Hearings resume on retrial of Timothy Tyrone Foster, charged with killing a retired Rome schoolteacher in 1986
Attorneys for a man facing the death penalty on accusation that he raped and killed a retired school teacher in 1986 said he'd be willing to immediately plead guilty for life in prison -- if that option was available.
"We would be willing to plea to life with parole today," Christian Lamar with the Georgia Capital Defenders Office told Floyd County Superior Court Judge William "Billy" Sparks during a hearing Monday morning.
His client, Timothy Tyrone Foster, has been in state custody since he was 18, he is 53 now. If he were to be convicted, or plea, and be sentenced to life in prison with the possibility of parole -- he would be immediately eligible for parole.
When he approached prosecutors with the idea of Foster pleading guilty to murder, Lamar told the judge the state countered with a sentence of life in prison without the possibility of parole.
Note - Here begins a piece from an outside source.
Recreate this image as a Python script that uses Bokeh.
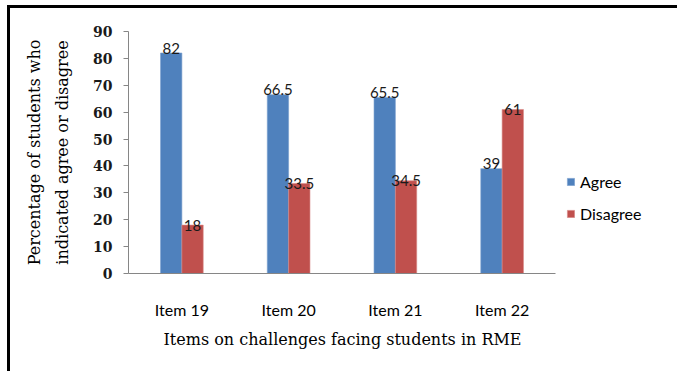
from bokeh.plotting import figure
from bokeh.models import (ColumnDataSource, FixedTicker, Legend, LegendItem,
                          Range1d, Title)
from bokeh.core.properties import value
from bokeh.embed import file_html
from bokeh.resources import INLINE

# Survey results per item (percent of students)
items = ["Item 19", "Item 20", "Item 21", "Item 22"]
agree = [82, 66.5, 65.5, 39]
disagree = [18, 33.5, 34.5, 61]
y_ticks = [0, 10, 20, 30, 40, 50, 60, 70, 80, 90]

AGREE_COLOR = "#4F81BD"
DISAGREE_COLOR = "#C0504D"
AXIS_COLOR = "#868686"

n = len(items)
centers = [i + 0.5 for i in range(n)]
bar_w = 0.2

src = ColumnDataSource(dict(
    center=centers,
    x_agree=[c - bar_w / 2 for c in centers],
    x_dis=[c + bar_w / 2 for c in centers],
    agree=agree,
    disagree=disagree,
    agree_txt=[f"{v:g}" for v in agree],
    disagree_txt=[f"{v:g}" for v in disagree],
))

# canvas / frame geometry (pixels)
canvas_w, canvas_h = 670, 366
left_px, top_px, bottom_px = 118, 23, 101
frame_w = canvas_w - left_px
plot_w = 427                      # width taken by the category slots
x_end = n * frame_w / plot_w      # extra room on the right for the legend

p = figure(
    x_range=Range1d(0, x_end),
    y_range=Range1d(0, 90),
    width=canvas_w, height=canvas_h,
    min_border_left=left_px, min_border_right=0,
    min_border_top=top_px, min_border_bottom=bottom_px,
    output_backend="svg",
    toolbar_location=None,
    background_fill_color="white",
    border_fill_color="white",
)
# frame of the whole panel: thick rule along the top and the left side
p.styles = {
    "margin-left": "7px",
    "margin-top": "5px",
    "border-top": "3px solid black",
    "border-left": "3px solid black",
}
p.outline_line_color = None
p.xgrid.grid_line_color = None
p.ygrid.grid_line_color = None

r_agree = p.vbar(x="x_agree", top="agree", width=bar_w, source=src,
                 fill_color=AGREE_COLOR, line_color="#7BA0CF", line_width=0.6)
r_dis = p.vbar(x="x_dis", top="disagree", width=bar_w, source=src,
               fill_color=DISAGREE_COLOR, line_color="#D98A88", line_width=0.6)

# value labels sitting on the bar tops
label_font = value("Lato")
p.text(x="x_agree", y="agree", text="agree_txt", source=src,
       text_font=label_font, text_font_size="15px",
       text_align="center", text_baseline="middle", y_offset=-5,
       text_color="#1a1a1a")
p.text(x="x_dis", y="disagree", text="disagree_txt", source=src,
       text_font=label_font, text_font_size="15px",
       text_align="center", text_baseline="middle", y_offset=0,
       text_color="#1a1a1a")

# y axis
yax = p.yaxis[0]
yax.ticker = FixedTicker(ticks=y_ticks)
yax.minor_tick_line_color = None
yax.major_tick_out = 5
yax.major_tick_in = 0
yax.major_tick_line_color = AXIS_COLOR
yax.axis_line_color = AXIS_COLOR
yax.major_label_standoff = 11
yax.major_label_text_font = "DejaVu Serif"
yax.major_label_text_font_style = "bold"
yax.major_label_text_font_size = "14px"
yax.major_label_text_color = "#1a1a1a"
yax.axis_label = "Percentage of students who\nindicated agree or disagree"
yax.axis_label_text_font = "DejaVu Serif"
yax.axis_label_text_font_style = "normal"
yax.axis_label_text_font_size = "16px"
yax.axis_label_text_line_height = 1.5
yax.axis_label_text_color = "black"
yax.axis_label_standoff = 18

# x axis: one slot per item, axis line only under the items
xax = p.xaxis[0]
xax.ticker = FixedTicker(ticks=centers)
xax.major_label_overrides = {c: name for c, name in zip(centers, items)}
xax.bounds = (0, n)
xax.major_tick_line_color = None
xax.minor_tick_line_color = None
xax.axis_line_color = AXIS_COLOR
xax.major_label_standoff = 20
xax.major_label_text_font = "Lato"
xax.major_label_text_font_size = "16px"
xax.major_label_text_color = "black"

x_title = Title(
    text="Items on challenges facing students in RME",
    align="left", offset=35, standoff=12,
    text_font="DejaVu Serif", text_font_style="normal",
    text_font_size="16px", text_color="black",
)
p.add_layout(x_title, "below")

legend = Legend(
    items=[LegendItem(label="Agree", renderers=[r_agree]),
           LegendItem(label="Disagree", renderers=[r_dis])],
    location=(438, 50),
    orientation="vertical",
    glyph_width=9, glyph_height=9,
    label_standoff=5,
    label_height=20,
    spacing=12,
    padding=0, margin=0,
    border_line_color=None,
    background_fill_alpha=0,
    label_text_font="Lato",
    label_text_font_size="16px",
    label_text_color="black",
)
p.add_layout(legend)

open("out.html", "w").write(file_html(p, INLINE))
Rome Circuit District Attorney Leigh Patterson disagreed with that contention in court.
"Just to clarify, your honor, we did not make any counter offer," Patterson told the judge.
A new case with similar circumstances has an additional sentencing option, life without parole. Since Foster's case is from the 1980s, prior to a change in Georgia law, there are only two options if his case goes to jury trial -- life with the possibility of parole or death.
However, in a negotiated plea, Foster could potentially be sentenced to life without parole in prison.
Foster was sentenced to death in 1987 for the murder and molestation of 79-year-old retired school teacher Queen Madge White during a burglary at her home at Highland Circle.
However, the U.S. Supreme Court overturned his conviction in 2016, saying the district attorney at that time had systematically excluded Black jurors.
In Foster v. Chatman, the high court ruled that the district attorney at the time of trial, Steve Lanier, discriminated on the basis of race when he used preemptory strikes to eliminate all four of the Black potential jurors.
The high court overturned Foster's conviction and sent it back to Floyd County for retrial.
Foster was transferred to the Floyd County Jail in March 2017 from Georgia’s death row in Jackson. In 2018, the state expressed its intent to seek the death penalty and the process to try him for murder began again.
Monday's hearing was among several pretrial hearings held for a bevy of motions filed in the case. The morning's testimony centered around the proportionality of the death penalty -- essentially whether or not the death penalty is implemented in a consistent and fair manner.
Prior to this week, the hearings have covered a number of matters including several difficulties presenting the case for trial. Original case files have been lost, only copies remain. Many, if not most, witnesses have died or face health issues.
After a hearing scheduled for Tuesday on if certain pieces of evidence should be admissible, the only thing that remains will be a final hearing concerning the composition of the jury pool, scheduled for August.
Once the local hearings are finalized, the case goes up to the Georgia high court for review prior to trial. During Monday's hearing, Judge Sparks estimated the case could go to trial by the end of the year or the beginning of 2022.